» Given task:
Without the pictures, return all of the material exactly as written.

» Recorded information:
***
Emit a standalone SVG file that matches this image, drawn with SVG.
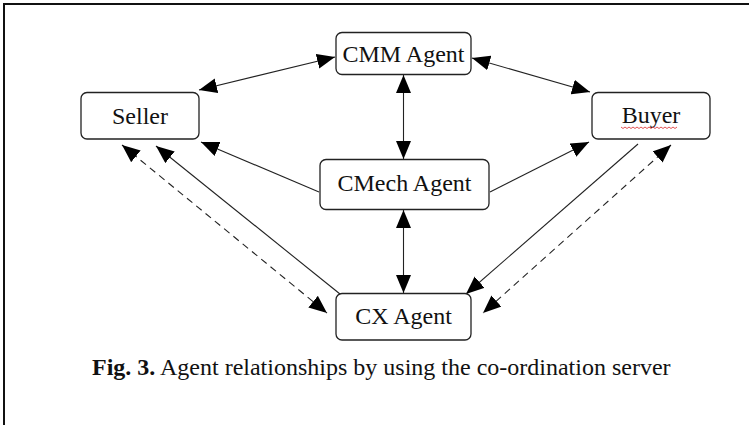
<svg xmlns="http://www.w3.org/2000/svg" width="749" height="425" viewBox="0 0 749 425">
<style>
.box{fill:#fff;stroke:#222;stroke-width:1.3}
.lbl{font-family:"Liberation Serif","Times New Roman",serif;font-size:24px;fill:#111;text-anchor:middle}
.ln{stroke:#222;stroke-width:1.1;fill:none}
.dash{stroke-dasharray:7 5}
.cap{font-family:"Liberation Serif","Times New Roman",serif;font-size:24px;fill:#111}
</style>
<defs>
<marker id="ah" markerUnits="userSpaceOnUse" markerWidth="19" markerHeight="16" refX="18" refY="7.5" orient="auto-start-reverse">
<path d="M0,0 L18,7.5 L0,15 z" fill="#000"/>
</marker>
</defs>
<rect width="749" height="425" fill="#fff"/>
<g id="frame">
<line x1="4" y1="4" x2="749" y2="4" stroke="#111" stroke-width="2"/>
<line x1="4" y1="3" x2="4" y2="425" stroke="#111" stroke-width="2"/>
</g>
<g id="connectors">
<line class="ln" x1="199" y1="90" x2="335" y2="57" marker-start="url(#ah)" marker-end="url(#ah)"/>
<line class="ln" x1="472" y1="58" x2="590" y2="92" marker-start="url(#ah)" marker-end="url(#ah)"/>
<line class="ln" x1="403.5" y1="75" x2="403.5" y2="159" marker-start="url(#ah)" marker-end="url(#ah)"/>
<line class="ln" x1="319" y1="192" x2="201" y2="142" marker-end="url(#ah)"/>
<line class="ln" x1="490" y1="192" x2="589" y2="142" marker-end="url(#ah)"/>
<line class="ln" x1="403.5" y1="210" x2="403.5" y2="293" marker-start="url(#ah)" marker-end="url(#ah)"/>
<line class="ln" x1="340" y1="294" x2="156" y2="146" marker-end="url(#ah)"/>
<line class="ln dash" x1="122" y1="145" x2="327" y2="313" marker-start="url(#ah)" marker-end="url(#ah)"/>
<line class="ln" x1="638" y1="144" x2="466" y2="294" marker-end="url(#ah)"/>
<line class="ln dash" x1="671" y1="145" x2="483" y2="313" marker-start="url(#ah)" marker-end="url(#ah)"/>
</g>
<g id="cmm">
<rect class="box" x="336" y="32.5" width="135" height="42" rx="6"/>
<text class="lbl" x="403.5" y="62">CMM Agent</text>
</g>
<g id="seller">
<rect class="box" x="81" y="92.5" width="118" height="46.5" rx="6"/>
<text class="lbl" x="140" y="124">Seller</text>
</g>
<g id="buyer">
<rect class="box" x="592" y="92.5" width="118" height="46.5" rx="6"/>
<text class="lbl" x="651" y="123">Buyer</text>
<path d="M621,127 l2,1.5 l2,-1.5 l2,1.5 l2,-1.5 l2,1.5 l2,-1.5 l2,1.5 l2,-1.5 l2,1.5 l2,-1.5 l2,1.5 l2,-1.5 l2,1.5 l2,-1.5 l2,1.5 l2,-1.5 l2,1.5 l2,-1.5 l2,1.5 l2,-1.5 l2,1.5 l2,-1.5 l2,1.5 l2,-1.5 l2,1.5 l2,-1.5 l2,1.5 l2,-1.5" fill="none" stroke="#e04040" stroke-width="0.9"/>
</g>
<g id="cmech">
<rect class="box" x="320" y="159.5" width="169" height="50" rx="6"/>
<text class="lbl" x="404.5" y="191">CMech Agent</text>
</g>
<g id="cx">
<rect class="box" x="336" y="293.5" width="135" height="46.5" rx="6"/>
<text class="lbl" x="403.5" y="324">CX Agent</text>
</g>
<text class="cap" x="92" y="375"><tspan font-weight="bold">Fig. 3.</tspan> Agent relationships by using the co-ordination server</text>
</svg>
***
» Answer in full:
Emit a standalone SVG file that matches this image, drawn with SVG.
<svg xmlns="http://www.w3.org/2000/svg" width="749" height="425" viewBox="0 0 749 425">
<style>
.box{fill:#fff;stroke:#222;stroke-width:1.3}
.lbl{font-family:"Liberation Serif","Times New Roman",serif;font-size:24px;fill:#111;text-anchor:middle}
.ln{stroke:#222;stroke-width:1.1;fill:none}
.dash{stroke-dasharray:7 5}
.cap{font-family:"Liberation Serif","Times New Roman",serif;font-size:24px;fill:#111}
</style>
<defs>
<marker id="ah" markerUnits="userSpaceOnUse" markerWidth="19" markerHeight="16" refX="18" refY="7.5" orient="auto-start-reverse">
<path d="M0,0 L18,7.5 L0,15 z" fill="#000"/>
</marker>
</defs>
<rect width="749" height="425" fill="#fff"/>
<g id="frame">
<line x1="4" y1="4" x2="749" y2="4" stroke="#111" stroke-width="2"/>
<line x1="4" y1="3" x2="4" y2="425" stroke="#111" stroke-width="2"/>
</g>
<g id="connectors">
<line class="ln" x1="199" y1="90" x2="335" y2="57" marker-start="url(#ah)" marker-end="url(#ah)"/>
<line class="ln" x1="472" y1="58" x2="590" y2="92" marker-start="url(#ah)" marker-end="url(#ah)"/>
<line class="ln" x1="403.5" y1="75" x2="403.5" y2="159" marker-start="url(#ah)" marker-end="url(#ah)"/>
<line class="ln" x1="319" y1="192" x2="201" y2="142" marker-end="url(#ah)"/>
<line class="ln" x1="490" y1="192" x2="589" y2="142" marker-end="url(#ah)"/>
<line class="ln" x1="403.5" y1="210" x2="403.5" y2="293" marker-start="url(#ah)" marker-end="url(#ah)"/>
<line class="ln" x1="340" y1="294" x2="156" y2="146" marker-end="url(#ah)"/>
<line class="ln dash" x1="122" y1="145" x2="327" y2="313" marker-start="url(#ah)" marker-end="url(#ah)"/>
<line class="ln" x1="638" y1="144" x2="466" y2="294" marker-end="url(#ah)"/>
<line class="ln dash" x1="671" y1="145" x2="483" y2="313" marker-start="url(#ah)" marker-end="url(#ah)"/>
</g>
<g id="cmm">
<rect class="box" x="336" y="32.5" width="135" height="42" rx="6"/>
<text class="lbl" x="403.5" y="62">CMM Agent</text>
</g>
<g id="seller">
<rect class="box" x="81" y="92.5" width="118" height="46.5" rx="6"/>
<text class="lbl" x="140" y="124">Seller</text>
</g>
<g id="buyer">
<rect class="box" x="592" y="92.5" width="118" height="46.5" rx="6"/>
<text class="lbl" x="651" y="123">Buyer</text>
<path d="M621,127 l2,1.5 l2,-1.5 l2,1.5 l2,-1.5 l2,1.5 l2,-1.5 l2,1.5 l2,-1.5 l2,1.5 l2,-1.5 l2,1.5 l2,-1.5 l2,1.5 l2,-1.5 l2,1.5 l2,-1.5 l2,1.5 l2,-1.5 l2,1.5 l2,-1.5 l2,1.5 l2,-1.5 l2,1.5 l2,-1.5 l2,1.5 l2,-1.5 l2,1.5 l2,-1.5" fill="none" stroke="#e04040" stroke-width="0.9"/>
</g>
<g id="cmech">
<rect class="box" x="320" y="159.5" width="169" height="50" rx="6"/>
<text class="lbl" x="404.5" y="191">CMech Agent</text>
</g>
<g id="cx">
<rect class="box" x="336" y="293.5" width="135" height="46.5" rx="6"/>
<text class="lbl" x="403.5" y="324">CX Agent</text>
</g>
<text class="cap" x="92" y="375"><tspan font-weight="bold">Fig. 3.</tspan> Agent relationships by using the co-ordination server</text>
</svg>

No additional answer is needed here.